Where the people have no name

Arguably the most important part of journalism is accuracy.  So when I strolled through the Arab market of St. Jacques in search of a story, I knew I had an impossible task.  Not only was I told (multiple times) to put my camera away, but I was unable to find any stand owner or worker who would give their last name.  I should have expected this; not only do some people have an aversion to being on film, but apparently Europeans in general are very skeptical of anyone who breaks out a notepad.

“They will think you are with the government,” said a local resident who served as my translator. “Many people here don’t want to answer questions because the sales here are just cash,  not taxed.”

Now I do not consider myself a timid person.  I asked several different people a variety of standard questions, such as, “How long have you been selling here?” and “Do you feel the market has changed in any way over the past few years?”  I even broke the photojournalist’s rule of  “snap (the picture) now, ask later” in an effort to be as polite as possible to find a worker or customer who would open up. But as the morning progressed, I found myself taking a lot of nonchalant shots from my hip.

One woman, who runs an Egyptian tapestry stand out of the side of a van with her husband did talk to me for a few minutes.  I was able to get her first name, Zohra, which was a big deal.  Zohra told us that she had been selling the same intricately woven fabrics and Korans translated into French since 1998.

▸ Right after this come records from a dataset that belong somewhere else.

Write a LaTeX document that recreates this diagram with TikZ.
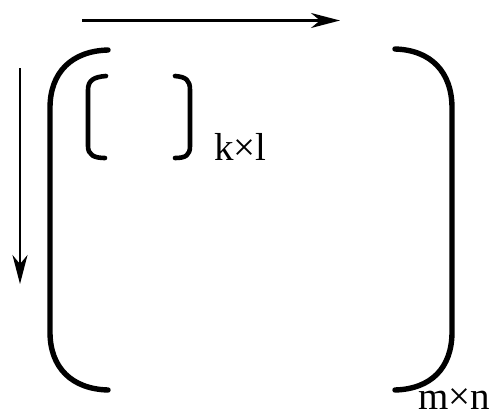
\documentclass[tikz,border=0pt]{standalone}
\usepackage{fontspec}
\setmainfont{Liberation Serif}
\usetikzlibrary{arrows.meta}
\begin{document}
\begin{tikzpicture}[x=1pt,y=-1pt,
  paren/.style={line width=5.4pt,line cap=round,line join=round},
  smallparen/.style={line width=4.6pt,line cap=round,line join=round},
  dirarrow/.style={line width=2.2pt,-{Stealth[length=29pt,width=15pt,inset=9pt]}},
  lbl/.style={inner sep=0pt,anchor=base west,font=\fontsize{39}{39}\selectfont}]
\useasboundingbox (0,0) rectangle (496,416);
% direction arrows
\coordinate (hs) at (82,20.5);
\coordinate (he) at (340,20.5);
\coordinate (vs) at (20,68);
\coordinate (ve) at (20,284);
\draw[dirarrow] (hs) -- (he);
\draw[dirarrow] (vs) -- (ve);
% big parentheses
\draw[paren] (108,50) .. controls (72,51) and (50,72) .. (50,108) -- (50,332)
  .. controls (50,368) and (72,389) .. (108,390);
\draw[paren] (395,49) .. controls (431,50) and (452,72) .. (452,108) -- (452,332)
  .. controls (452,368) and (431,389) .. (395,390);
% small brackets
\draw[smallparen] (106,76) .. controls (94,77) and (88,80) .. (88,90) -- (88,146)
  .. controls (88,155) and (94,158) .. (105,158);
\draw[smallparen] (175,76) .. controls (186,77) and (190,80) .. (190,90) -- (190,146)
  .. controls (190,155) and (186,158) .. (175,158);
% labels
\node[lbl] (kl) at (214,160) {k×l};
\node[lbl] (mn) at (418,409) {m×n};
\end{tikzpicture}
\end{document}
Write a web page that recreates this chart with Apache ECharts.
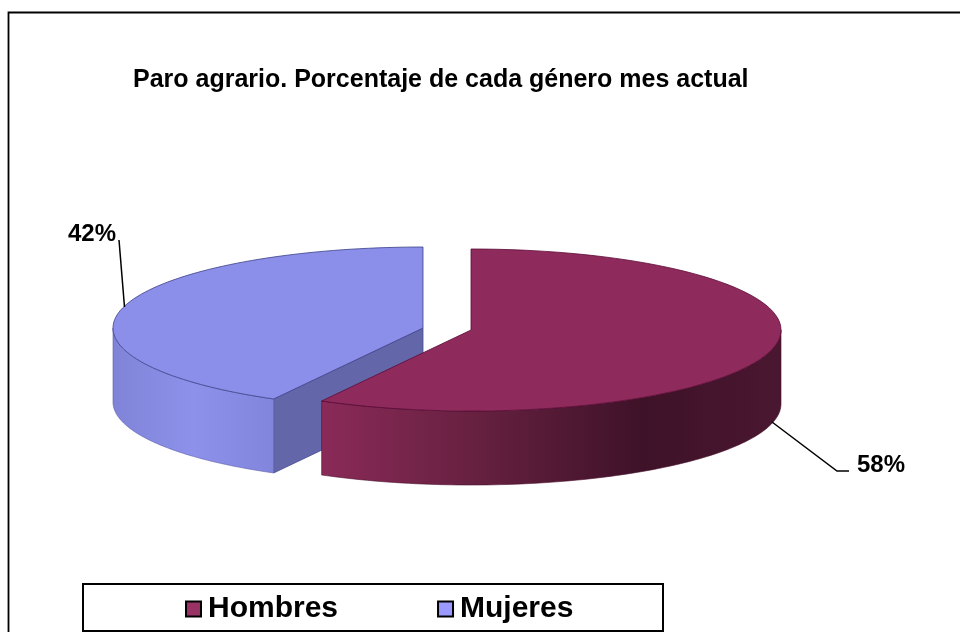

“I’ve seen all the same people (in the market) for years,” she said.  Zohra said that her customers use the fabric as decorative table cloths and furniture covers.  Then Zohra adjusted her hijab (female headscarf) and gestured across from her to another stand with different, lighter fabric — the sort of material light enough for clothing.

The man with the stand across from Zohra’s would not give a name at all, but did say that he and his family had managed business in the market for five years.  As he spoke to us, he folded two large pieces of cloth together to display on a hanger.  The top part was a sheer mesh with flowers and scrolls embroidered with gold thread and sequins, the bottom a light pink polyester blend.  It looked like the making of an Indian sari more than anything.  When I asked if the patterns on the sheer fabric had any meaning or significance, he said that sometimes they did, but that the ones he sold were just for decoration.

There is apparently a controversy over whether or not the North Africans and gypsies that inhabit the area are “truly French,” and whether Catalans and those not native to the Perpignan area accept each other as equals.  And then there was the murder that took place a few years ago in St. Jacques…but that’s another story — one that no one will talk about.

While St. Jacques is known as a “bad neighborhood,” I felt that the market was a safe haven for anyone to walk around.  The large common area is well populated by all sorts, not just the locals.  Catalans (historically Roman Catholic) shop alongside French Muslims, North Africans next to gypsies, and so on.  The vibe, at least for this foreigner, is not a hostile one.  In fact, I would go so far as to say that this local market is safer than the tourist traps and over-crowded beaches that Americans seem to favor.  Here, everyone is just out with their grocery lists, picking up some local fare or browsing the bras.